Public Administration of Park and Recreational Services

By George Hjelte; Jay S. Shivers | Go to book overview

2

Legal Foundations for
Public Recreational Service

RECREATION is part of life. As Schultz has stated: "Life is dependent upon some factors so obvious that they are not seen at all by most of us. We cannot live without food, air, and reasonably pure water, and we cannot have a full and healthy life without recreation."0001 All people everywhere engage in recreational activities -- though these activities may be vastly different as to nature, quantity, setting, and outcomes. So vital are the implications and results of recreational experience for all people that governmental attention to it is inevitable. Such attention commences with control of antisocial forms of leisure activity and extends to measures which are designed to avail all of the people the benefits of wholesome, developmental recreational experience, serving the purposes of the individual and the state.

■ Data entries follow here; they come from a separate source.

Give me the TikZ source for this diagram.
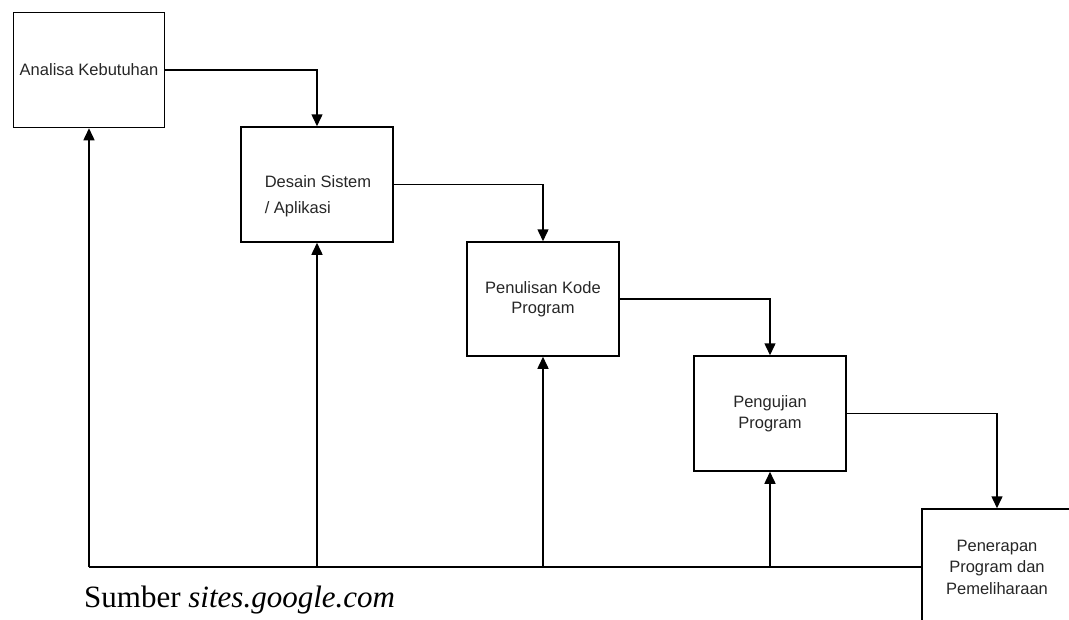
\documentclass[tikz,border=0pt]{standalone}
\usepackage{fontspec}
\setmainfont{Liberation Serif}
\newfontfamily\boxfont{Liberation Sans}
\usetikzlibrary{arrows.meta}
\begin{document}
\begin{tikzpicture}[x=1pt,y=-1pt,
  box/.style={draw, line width=1.5pt, inner sep=0pt, text=black!85,
    font=\boxfont\fontsize{16.5}{20.5}\selectfont, align=center},
  boxtext/.style={inner sep=0pt, text=black!85, font=\boxfont\fontsize{16.5}{26}\selectfont},
  conn/.style={line width=1.5pt, -{Triangle[length=12pt,width=11pt]}},
  plain/.style={line width=1.5pt}]
\useasboundingbox (0,0) rectangle (1069,619);
\clip (0,0) rectangle (1069,619);

\node[box, minimum width=151pt, minimum height=115pt] (b1) at (89,70) {Analisa Kebutuhan};
\node[box, minimum width=152pt, minimum height=115pt] (b2) at (317,184.5) {};
\node[boxtext, align=left] (t2) at (318,196) {Desain Sistem\\ / Aplikasi};
\node[box, minimum width=152pt, minimum height=114pt] (b3) at (543,299) {Penulisan Kode\\Program};
\node[box, minimum width=152pt, minimum height=115pt] (b4) at (770,413.5) {Pengujian\\Program};
\node[box, minimum width=150pt, minimum height=116pt, font=\boxfont\fontsize{16.5}{21.5}\selectfont] (b5) at (997,567) {Penerapan\\Program dan\\Pemeliharaan};

% forward flow
\draw[conn] (b1.east) -- (b1.east -| b2.north) -- (b2.north);
\draw[conn] (b2.east) -- (b2.east -| b3.north) -- (b3.north);
\draw[conn] (b3.east) -- (b3.east -| b4.north) -- (b4.north);
\draw[conn] (b4.east) -- (b4.east -| b5.north) -- (b5.north);

% feedback line
\coordinate (j1) at (b5.west -| b1.south);
\coordinate (j2) at (b5.west -| b2.south);
\coordinate (j3) at (b5.west -| b3.south);
\coordinate (j4) at (b5.west -| b4.south);
\draw[plain] (b5.west) -- (j1);
\draw[conn] (j1) -- (b1.south);
\draw[conn] (j2) -- (b2.south);
\draw[conn] (j3) -- (b3.south);
\draw[conn] (j4) -- (b4.south);

\node[anchor=base west, inner sep=0pt, font=\fontsize{31}{36}\selectfont] (src) at (84,607) {Sumber \textit{sites.google.com}};
\end{tikzpicture}
\end{document}
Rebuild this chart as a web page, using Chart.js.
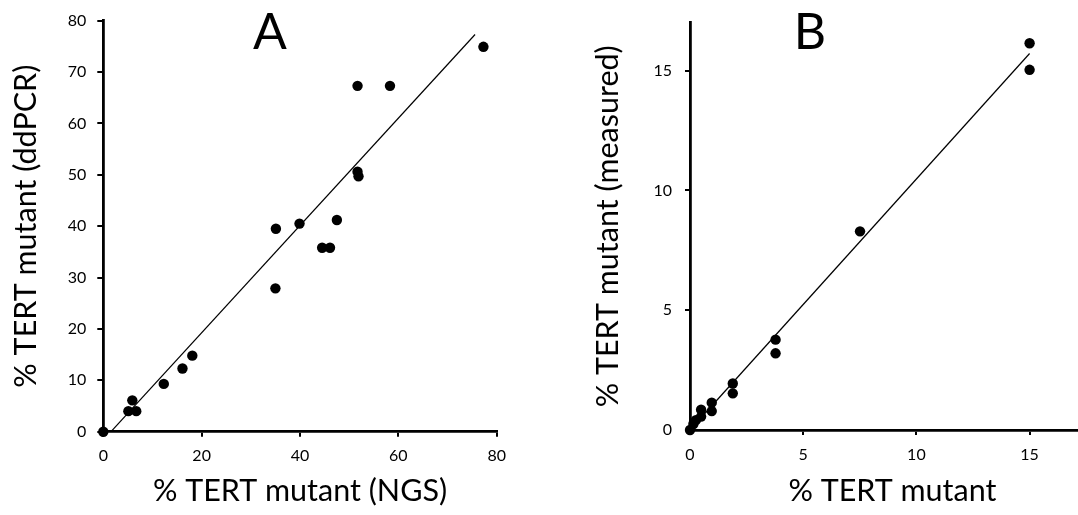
<!DOCTYPE html>
<html>
<head>
<meta charset="utf-8">
<script src="https://cdn.jsdelivr.net/npm/chart.js@4/dist/chart.umd.min.js"></script>
<style>
  html, body { margin:0; padding:0; background:#fff; overflow:hidden; }
  #wrap { position:relative; width:1078px; height:515px; overflow:hidden; }
  .cv { position:absolute; top:0; }
  .panel { position:absolute; width:100px; text-align:center; font-family: Lato, sans-serif; font-size:50px; color:#000; line-height:1; }
</style>
</head>
<body>
<div id="wrap">
  <div class="cv" style="left:0;width:540px;height:515px;"><canvas id="cA" width="540" height="515"></canvas></div>
  <div class="cv" style="left:540px;width:560px;height:515px;"><canvas id="cB" width="560" height="515"></canvas></div>
  <div class="panel" style="left:220px;top:5px;">A</div>
  <div class="panel" style="left:760px;top:5px;">B</div>
</div>
<script>
// ---- Data ----
const ngsA   = [0, 5.1, 5.9, 6.7, 12.3, 16.1, 18.1, 35.0, 35.1, 39.9, 44.5, 46.1, 47.5, 51.7, 51.9, 51.7, 58.3, 77.3];
const ddpcrA = [0, 4.0, 6.1, 4.0, 9.3, 12.3, 14.8, 27.9, 39.5, 40.5, 35.8, 35.8, 41.2, 50.6, 49.7, 67.3, 67.3, 74.9];
const trendAx = [1.57, 75.6];
const trendAy = [0, 77.3];

const expectedB = [0, 0.15, 0.26, 0.49, 0.49, 0.96, 0.96, 1.89, 1.89, 3.78, 3.78, 7.51, 15, 15];
const measuredB = [0, 0.25, 0.41, 0.56, 0.85, 0.79, 1.14, 1.53, 1.94, 3.20, 3.77, 8.29, 15.03, 16.14];
const trendBx = [0, 15];
const trendBy = [0, 15.71];

const xTicksA = [0, 20, 40, 60, 80];
const yTicksA = [0, 10, 20, 30, 40, 50, 60, 70, 80];
const xTicksB = [0, 5, 10, 15];
const yTicksB = [0, 5, 10, 15];

const FONT = 'Lato, sans-serif';

function pts(xs, ys) { return xs.map((x, i) => ({ x: x, y: ys[i] })); }

function axis(opts) {
  return {
    type: 'linear',
    min: opts.min, max: opts.max,
    afterBuildTicks: s => { s.ticks = opts.ticks.map(v => ({ value: v })); },
    afterFit: s => { if (opts.w) s.width = opts.w; if (opts.h) s.height = opts.h; },
    ticks: { color: '#000', padding: opts.tpad, font: { family: FONT, size: 16 } },
    grid: { drawOnChartArea: false, drawTicks: true, tickLength: opts.tlen, color: '#000', lineWidth: 2 },
    border: { color: '#000', width: 2.8 },
    title: { display: true, text: opts.title, color: '#000',
             font: { family: FONT, size: 30.5 }, padding: opts.titlePad }
  };
}

function makeChart(id, scatter, trend, xOpt, yOpt, pad) {
  return new Chart(document.getElementById(id), {
    type: 'scatter',
    data: {
      datasets: [
        { data: trend, showLine: true, borderColor: '#000', borderWidth: 1.2,
          pointRadius: 0, fill: false, clip: false, order: 2 },
        { data: scatter, backgroundColor: '#000', borderColor: '#000', borderWidth: 0,
          pointRadius: 5.2, pointHoverRadius: 5.2, clip: false, order: 1 }
      ]
    },
    options: {
      responsive: false, animation: false,
      layout: { padding: pad },
      plugins: { legend: { display: false }, tooltip: { enabled: false } },
      scales: { x: axis(xOpt), y: axis(yOpt) }
    }
  });
}

makeChart('cA', pts(ngsA, ddpcrA), pts(trendAx, trendAy),
  { min: 0, max: 80, ticks: xTicksA, h: 83.3, tpad: 10, tlen: 5, title: '% TERT mutant (NGS)', titlePad: { top: 0, bottom: 6 } },
  { min: 0, max: 80, ticks: yTicksA, w: 103.3, tpad: 11, tlen: 6, title: '% TERT mutant (ddPCR)', titlePad: { top: 8, bottom: 0 } },
  { left: 0, right: 43.3, top: 14, bottom: 0 });

makeChart('cB', pts(expectedB, measuredB), pts(trendBx, trendBy),
  { min: 0, max: 17.88, ticks: xTicksB, h: 85, tpad: 10, tlen: 5, title: '% TERT mutant', titlePad: { top: 0, bottom: 6 } },
  { min: 0, max: 17, ticks: yTicksB, w: 150, tpad: 13, tlen: 5, title: '% TERT mutant (measured)', titlePad: { top: 50, bottom: 0 } },
  { left: 0, right: 0, top: 12.3, bottom: 0 });
</script>
</body>
</html>
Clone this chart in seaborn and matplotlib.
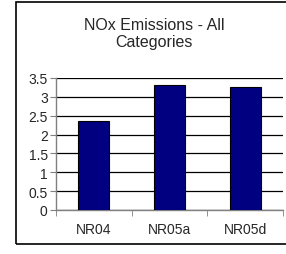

A sovereign government, dedicated to the general welfare, cannot be oblivious of the implications of recreational experience, nor can it remain content with a negativistic position wherein it acts only when people choose to use their leisure in ways which disturb the peace, degrade the people, and interfere with peaceful pursuits of worthy recreational

____________________
0001
William F. Schultz Jr., Conservation Law and Administration. ( New York The Ronald Press Company, 1953), p. 3.